8:11 Puffed up saints through their so-called knowledge can greatly harm saints Christ died for.

  1. There are those who will use this text to teach that Jesus Christ died for some that will perish.
  2. But we understand there are more than one perishing, death, damnation, and hell in Scripture.
  3. There is perishing in death and hell to be avoided by corporal punishment (Prov 23:13-14).
  4. A man sinning against his conscience is damned, according to Paul in a place (Rom 14:23).
  5. Sinning against your conscience is damning by bringing God’s condemnation on your soul, grieving and quenching the Holy Ghost, and emboldening your conscience to sin elsewhere.
  6. The perishing here is defiling one’s conscience (1 Cor 8:7), wounding one’s conscience (1 Cr 8:12), and offending against his conscience and God (1 Cr 8:13).
  7. Converting a brother from error saves a soul from death (Jas 5:19-20; Pr 21:16; Luke 15:24).
  8. Paul blames the “knowledge” of the strong brother for wrecking this havoc upon other souls.

8:12 It is no light thing to offend a brother by liberty, for you are truly sinning against Christ.

  1. It is erroneous to separate Christ from His brethren, for they are very united (I Jn 4:20 – 5:2).
  2. The Lord Jesus loves all His saints, which makes sin against one of them to be against Christ.
  3. Though a matter of liberty – a thing not involving sin – against your conscience makes it sin.
  4. Though a matter of liberty – a thing not involving sin – it becomes sin if you offend others.
  5. Therefore, lack of charity and love in such matters turns both camps into sinners! God forbid!

8:13 The mind of the Lord is exemplified by Paul, who would gladly refuse meat to save saints.

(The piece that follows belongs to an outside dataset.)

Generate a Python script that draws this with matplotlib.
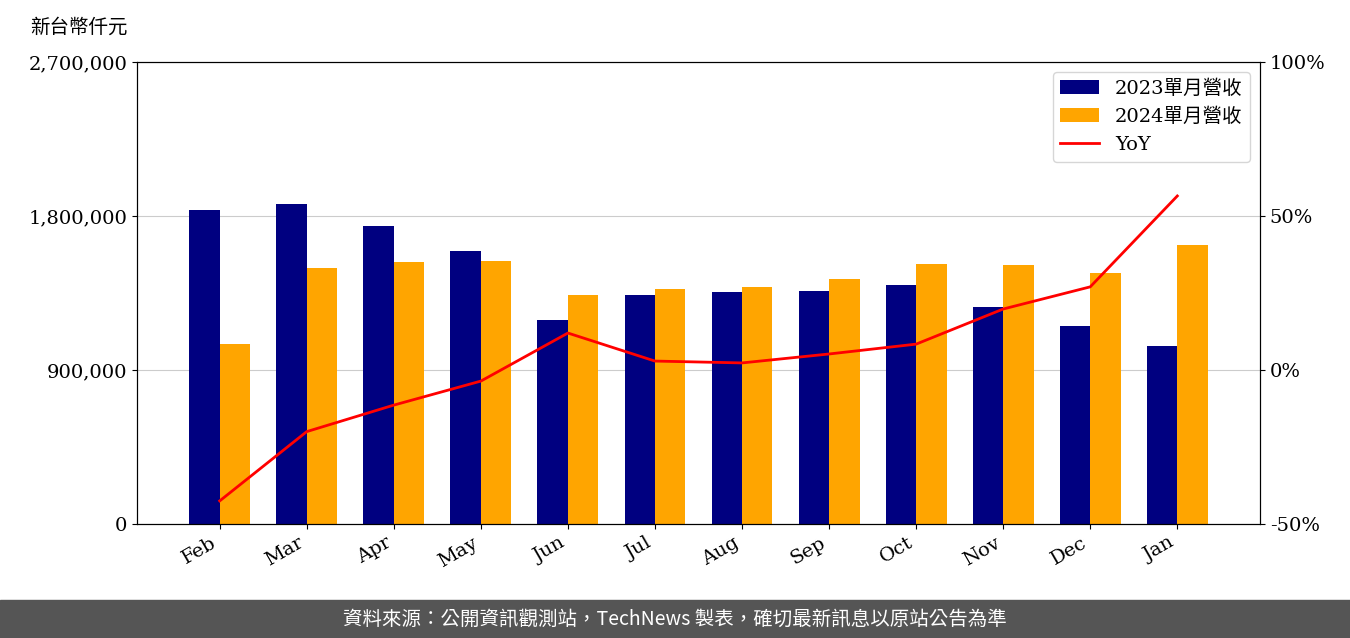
import matplotlib
matplotlib.use("Agg")
import matplotlib.pyplot as plt
import numpy as np
from matplotlib.ticker import FuncFormatter

months = ["Feb","Mar","Apr","May","Jun","Jul","Aug","Sep","Oct","Nov","Dec","Jan"]
rev2023 = [1835000,1870000,1742000,1595000,1192000,1338000,1356000,1362000,1397000,1268000,1157000,1040000]
rev2024 = [1052000,1496000,1531000,1537000,1338000,1373000,1385000,1432000,1519000,1514000,1467000,1630000]
yoy = [-42.5,-20.0,-11.4,-3.6,12.0,2.9,2.3,5.2,8.4,19.8,27.0,56.5]

plt.rcParams['font.family'] = ['DejaVu Serif','Noto Sans CJK TC']
fig = plt.figure(figsize=(13.5,6.38), dpi=100)
ax = fig.add_axes([137/1350, 1-524/638, (1260-137)/1350, 462/638])
x = np.arange(len(months))
w = 0.35
b1 = ax.bar(x-w/2, rev2023, w, color='#000080', label='2023單月營收')
b2 = ax.bar(x+w/2, rev2024, w, color='#FFA500', label='2024單月營收')
ax.set_ylim(0,2700000)
ax.set_yticks([0,900000,1800000,2700000])
ax.yaxis.set_major_formatter(FuncFormatter(lambda v,p: f"{int(v):,}"))
ax.grid(axis='y', color='#cccccc')
ax.set_axisbelow(True)
ax.set_xticks(x)
ax.set_xticklabels(months, rotation=30, ha='right')
ax.set_xlim(-0.95, 11.95)
ax.tick_params(labelsize=14)
ax2 = ax.twinx()
l, = ax2.plot(x, yoy, color='red', lw=2, label='YoY')
ax2.set_ylim(-50,100)
ax2.set_yticks([-50,0,50,100])
ax2.yaxis.set_major_formatter(FuncFormatter(lambda v,p: f"{int(v)}%"))
ax2.tick_params(labelsize=14)
leg = ax.legend(handles=[b1,b2,l], loc='upper right', fontsize=14)
fig.text(30/1350, 1-27/638, '新台幣仟元', fontsize=14, family=['Noto Sans CJK TC'], va='center')
fig.patches.append(plt.Rectangle((0,0),1,38/638, transform=fig.transFigure, color='#555555'))
fig.text(0.5, 19/638, '資料來源：公開資訊觀測站，TechNews 製表，確切最新訊息以原站公告為準',
         color='white', fontsize=14, ha='center', va='center', family=['Noto Sans CJK TC'], weight='medium')
fig.savefig('out.png', dpi=100)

  1. The Lord of glory sacrificed very much to be our Saviour, which we should do toward others.
  2. A servant’s heart will not have the selfish pride that causes men to arrogantly offend others.
  3. Every saint must examine his heart and determine if he would give up anything for others.
  4. The cure for weak brethren is not violating their consciences, but rather teaching them; so the man of God must preach the whole word to bring all the saints to knowledge (Eph 4:13).
  5. Some believers are offended with most anything, where there is actually not a conscience at stake, but rather a self-righteous and proud spirit; they will be rebuked and warned.

Conclusion:

  1. Knowledge not carefully ruled, especially in matters of liberty, can become an easy source of haughty pride.
  2. Charity, easily superior to knowledge, faith, and hope, is always seeking to do what it can to build others up.
  3. Knowledge is acquired by process over time, and no man will ever know all he should know before heaven.
  4. A greater goal – the first commandment – is to love God supremely and prove His knowledge of us. Glory!
  5. Our religion is wrapped up in the glorious knowledge of God our Father and His Son Jesus Christ (Col 2:1-3).
  6. Every man’s conscience may vary by teaching, experience, or grace; but it should be obeyed as to the Lord.
  7. Matters of liberty are unimportant to pleasing God, so we should easily sacrifice them for the help of others.
  8. True saints love the children of God and would never think of hurting another saint by bold use of any liberty.
  9. True saints do not care about their own knowledge or things, for they are committed to the welfare of others.
  10. Therefore, every true saint will have Paul’s willingness to sacrifice anything for the spiritual profit of others.
  11. Therefore, you must exercise charity and humility in your use of wine, television, cigars, schooling, clothing, music, sports, makeup, friends, reading, childbirth, nutrition, child training, speech, church attendance, or any number of other things in the category of matters of liberty, some of which quickly can become sinful excess.
  12. Though much allowance is made for weak brethren, they are not allowed doubtful disputations (Rom 14:1-3).
  13. Though much allowance is made for weak brethren, self-righteous Pharisees deserve none (Matt 15:12-14).
  14. Though much allowance is made for weak brethren, a pastor’s goal is to instruct all consciences (Eph 4:13).
  15. Though much allowance is made for weak brethren, we do not tolerate doctrinal error or sin (Rom 16:17-18).

Additional study:

Christian liberty in things indifferent is dealt with at length in three places – Romans 14 and I Corinthians 8 and 10.